Dry and Mighty: How to Preserve Herbs by Drying Them
Fresh fruits and vegetables are the joys of spring and summer, but they don’t last forever. Unless, that is, you know the tricks to keeping them around. And you can learn those tricks here, in Preserved.
Marjoram, oregano and mint all maintain most of their original aroma and fragrance once dried, making them ideal candidates for this project. (Credit: Matt Duckor)

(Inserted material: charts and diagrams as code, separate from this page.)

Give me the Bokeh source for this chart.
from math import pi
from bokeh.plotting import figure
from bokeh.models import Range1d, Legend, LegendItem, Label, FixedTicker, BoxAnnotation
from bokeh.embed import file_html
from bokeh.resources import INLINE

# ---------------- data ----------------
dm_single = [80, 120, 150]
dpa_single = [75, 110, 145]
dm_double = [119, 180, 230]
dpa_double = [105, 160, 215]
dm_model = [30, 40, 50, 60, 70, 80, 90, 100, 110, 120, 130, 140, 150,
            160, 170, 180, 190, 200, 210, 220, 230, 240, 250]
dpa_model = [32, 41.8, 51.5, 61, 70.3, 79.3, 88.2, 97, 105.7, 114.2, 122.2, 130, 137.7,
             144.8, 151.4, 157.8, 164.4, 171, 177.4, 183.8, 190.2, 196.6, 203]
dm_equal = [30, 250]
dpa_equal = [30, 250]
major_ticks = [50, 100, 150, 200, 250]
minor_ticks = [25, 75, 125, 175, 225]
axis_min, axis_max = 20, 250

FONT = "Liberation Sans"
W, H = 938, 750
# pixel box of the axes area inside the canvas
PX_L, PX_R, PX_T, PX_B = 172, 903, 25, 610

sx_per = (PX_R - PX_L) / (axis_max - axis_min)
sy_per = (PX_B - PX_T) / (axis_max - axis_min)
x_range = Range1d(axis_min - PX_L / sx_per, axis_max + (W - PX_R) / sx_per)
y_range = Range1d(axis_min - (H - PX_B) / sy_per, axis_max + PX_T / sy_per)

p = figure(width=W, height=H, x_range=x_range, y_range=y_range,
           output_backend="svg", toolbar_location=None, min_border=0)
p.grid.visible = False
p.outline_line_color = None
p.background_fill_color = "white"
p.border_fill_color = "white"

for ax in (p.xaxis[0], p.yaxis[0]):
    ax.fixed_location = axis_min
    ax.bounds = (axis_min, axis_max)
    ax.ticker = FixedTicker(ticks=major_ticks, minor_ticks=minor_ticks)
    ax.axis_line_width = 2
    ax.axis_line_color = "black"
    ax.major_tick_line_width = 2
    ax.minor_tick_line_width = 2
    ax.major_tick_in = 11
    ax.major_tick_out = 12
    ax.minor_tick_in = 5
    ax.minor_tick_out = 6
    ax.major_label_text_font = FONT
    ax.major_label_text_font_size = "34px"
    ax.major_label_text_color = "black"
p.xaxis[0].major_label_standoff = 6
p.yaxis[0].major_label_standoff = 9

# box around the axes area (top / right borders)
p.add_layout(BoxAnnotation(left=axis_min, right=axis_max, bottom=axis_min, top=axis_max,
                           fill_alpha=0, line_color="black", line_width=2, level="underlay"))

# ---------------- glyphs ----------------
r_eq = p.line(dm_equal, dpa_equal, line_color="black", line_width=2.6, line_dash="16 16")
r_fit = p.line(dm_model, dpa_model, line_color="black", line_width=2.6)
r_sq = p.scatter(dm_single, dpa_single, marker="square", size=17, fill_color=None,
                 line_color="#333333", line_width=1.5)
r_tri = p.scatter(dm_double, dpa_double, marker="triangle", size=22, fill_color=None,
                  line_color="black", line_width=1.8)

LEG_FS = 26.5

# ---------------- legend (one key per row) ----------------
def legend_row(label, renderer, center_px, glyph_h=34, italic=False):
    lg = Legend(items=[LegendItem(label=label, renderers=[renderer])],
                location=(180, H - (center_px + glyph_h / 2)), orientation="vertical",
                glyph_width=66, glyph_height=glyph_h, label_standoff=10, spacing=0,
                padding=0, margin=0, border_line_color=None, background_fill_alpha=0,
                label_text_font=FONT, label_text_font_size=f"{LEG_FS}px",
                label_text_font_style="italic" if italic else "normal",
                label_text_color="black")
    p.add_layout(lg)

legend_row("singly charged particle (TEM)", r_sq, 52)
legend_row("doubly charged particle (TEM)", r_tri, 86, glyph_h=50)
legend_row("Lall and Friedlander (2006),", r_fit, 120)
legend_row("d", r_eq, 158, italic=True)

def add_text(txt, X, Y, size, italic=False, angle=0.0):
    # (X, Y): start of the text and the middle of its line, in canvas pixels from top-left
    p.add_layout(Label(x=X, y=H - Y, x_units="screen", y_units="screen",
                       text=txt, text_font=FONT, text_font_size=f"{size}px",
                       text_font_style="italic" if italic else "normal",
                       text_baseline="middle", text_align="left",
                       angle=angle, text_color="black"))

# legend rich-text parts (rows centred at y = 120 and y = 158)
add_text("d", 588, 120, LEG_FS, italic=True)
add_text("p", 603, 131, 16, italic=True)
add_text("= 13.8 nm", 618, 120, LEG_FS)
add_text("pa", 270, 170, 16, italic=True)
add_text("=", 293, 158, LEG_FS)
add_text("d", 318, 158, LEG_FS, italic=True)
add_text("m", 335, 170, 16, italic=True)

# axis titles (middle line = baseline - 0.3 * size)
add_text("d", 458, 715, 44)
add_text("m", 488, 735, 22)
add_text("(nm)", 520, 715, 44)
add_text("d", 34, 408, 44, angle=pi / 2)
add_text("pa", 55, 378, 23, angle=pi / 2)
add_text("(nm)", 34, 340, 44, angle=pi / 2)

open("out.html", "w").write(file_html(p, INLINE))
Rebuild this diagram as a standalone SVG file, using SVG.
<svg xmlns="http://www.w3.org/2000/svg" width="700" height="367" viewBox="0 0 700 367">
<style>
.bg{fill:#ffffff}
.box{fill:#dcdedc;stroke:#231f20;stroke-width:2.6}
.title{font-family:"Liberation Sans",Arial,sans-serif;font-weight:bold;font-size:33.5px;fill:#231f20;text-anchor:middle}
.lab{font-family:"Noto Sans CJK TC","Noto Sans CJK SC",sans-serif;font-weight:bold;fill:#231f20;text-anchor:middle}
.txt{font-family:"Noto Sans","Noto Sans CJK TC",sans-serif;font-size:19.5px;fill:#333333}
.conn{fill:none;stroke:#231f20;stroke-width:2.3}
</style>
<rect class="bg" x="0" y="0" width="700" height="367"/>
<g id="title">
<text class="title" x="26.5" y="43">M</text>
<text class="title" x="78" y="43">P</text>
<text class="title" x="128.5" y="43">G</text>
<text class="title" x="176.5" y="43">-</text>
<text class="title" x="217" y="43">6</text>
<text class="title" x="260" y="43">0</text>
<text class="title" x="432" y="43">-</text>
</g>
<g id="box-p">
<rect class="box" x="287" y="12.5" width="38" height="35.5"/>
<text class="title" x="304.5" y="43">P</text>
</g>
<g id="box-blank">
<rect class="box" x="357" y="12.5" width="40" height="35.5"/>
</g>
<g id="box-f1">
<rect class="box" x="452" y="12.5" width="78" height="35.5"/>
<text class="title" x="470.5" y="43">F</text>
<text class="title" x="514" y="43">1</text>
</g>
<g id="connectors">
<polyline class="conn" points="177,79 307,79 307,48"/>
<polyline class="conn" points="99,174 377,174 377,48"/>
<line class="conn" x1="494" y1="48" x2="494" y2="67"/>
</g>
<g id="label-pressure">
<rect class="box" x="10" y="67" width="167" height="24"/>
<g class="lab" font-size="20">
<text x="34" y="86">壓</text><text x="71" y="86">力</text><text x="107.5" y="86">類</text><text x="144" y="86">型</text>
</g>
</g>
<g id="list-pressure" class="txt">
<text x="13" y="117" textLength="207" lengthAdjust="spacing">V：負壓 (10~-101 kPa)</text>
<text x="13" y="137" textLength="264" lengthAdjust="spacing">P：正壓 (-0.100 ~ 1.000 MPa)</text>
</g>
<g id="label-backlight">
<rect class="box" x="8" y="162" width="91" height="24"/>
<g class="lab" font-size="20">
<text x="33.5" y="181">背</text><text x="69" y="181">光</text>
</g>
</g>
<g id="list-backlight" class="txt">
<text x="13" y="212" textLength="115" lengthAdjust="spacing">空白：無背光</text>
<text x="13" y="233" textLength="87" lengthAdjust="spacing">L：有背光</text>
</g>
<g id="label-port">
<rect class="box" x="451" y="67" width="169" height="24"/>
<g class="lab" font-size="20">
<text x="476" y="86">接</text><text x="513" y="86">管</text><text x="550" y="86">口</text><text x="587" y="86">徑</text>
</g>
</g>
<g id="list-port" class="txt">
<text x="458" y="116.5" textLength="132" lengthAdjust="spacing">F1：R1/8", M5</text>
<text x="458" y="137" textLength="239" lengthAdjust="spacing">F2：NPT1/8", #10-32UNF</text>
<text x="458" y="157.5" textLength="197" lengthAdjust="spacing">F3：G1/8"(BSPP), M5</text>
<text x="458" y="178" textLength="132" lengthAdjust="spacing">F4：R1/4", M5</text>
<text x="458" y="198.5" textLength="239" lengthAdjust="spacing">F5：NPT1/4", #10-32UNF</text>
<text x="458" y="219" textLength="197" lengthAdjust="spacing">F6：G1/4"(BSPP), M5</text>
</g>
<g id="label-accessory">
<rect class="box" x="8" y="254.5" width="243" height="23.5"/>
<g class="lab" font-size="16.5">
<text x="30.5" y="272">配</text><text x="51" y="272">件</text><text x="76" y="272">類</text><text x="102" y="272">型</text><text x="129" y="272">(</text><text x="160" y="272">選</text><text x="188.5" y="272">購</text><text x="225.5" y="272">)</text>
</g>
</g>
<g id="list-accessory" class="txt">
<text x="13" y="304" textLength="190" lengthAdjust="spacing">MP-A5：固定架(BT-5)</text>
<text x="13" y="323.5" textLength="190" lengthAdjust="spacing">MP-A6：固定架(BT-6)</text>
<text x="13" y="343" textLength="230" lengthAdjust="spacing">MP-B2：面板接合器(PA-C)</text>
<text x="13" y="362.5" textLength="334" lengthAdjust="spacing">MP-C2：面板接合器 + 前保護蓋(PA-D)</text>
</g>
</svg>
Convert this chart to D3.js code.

Few things love warm rainstorms and abundant sunshine more than the herbs of summer–and if your window box looks anything like mine, things are getting pretty out of hand. Sure, we love using fresh leaves in salads, to make pesto, or for those salsa verdes, but there is an easier (i.e., lazier) way to reap the benefits of all that shrubbery: clip them and leave them out on your counter to dry. Within 48 hours, you should have dried herbs, ready for storage and for helping you through the winter.
HOW TO DRY FRESH HERBS
Pick the leaves from the stems and lay them on a piece of parchment. Leave them in a draft-free area, like on your kitchen counter. Once completely dried (this should take about 2 days), store them in glass jars or containers.
You can store each herb separately or mix them, depending on your preference. The combo of oregano and marjoram is a natural for all things Italian (your Sunday gravy will thank you) and oregano and mint make for a lovely Greek-inspired rub for roast chicken or leg of lamb.
Before using, crush the leaves slightly to release their essential oils. Shelf life for most dried herbs is about 6 months. The test? If the aroma is gone, it’s time to let them go.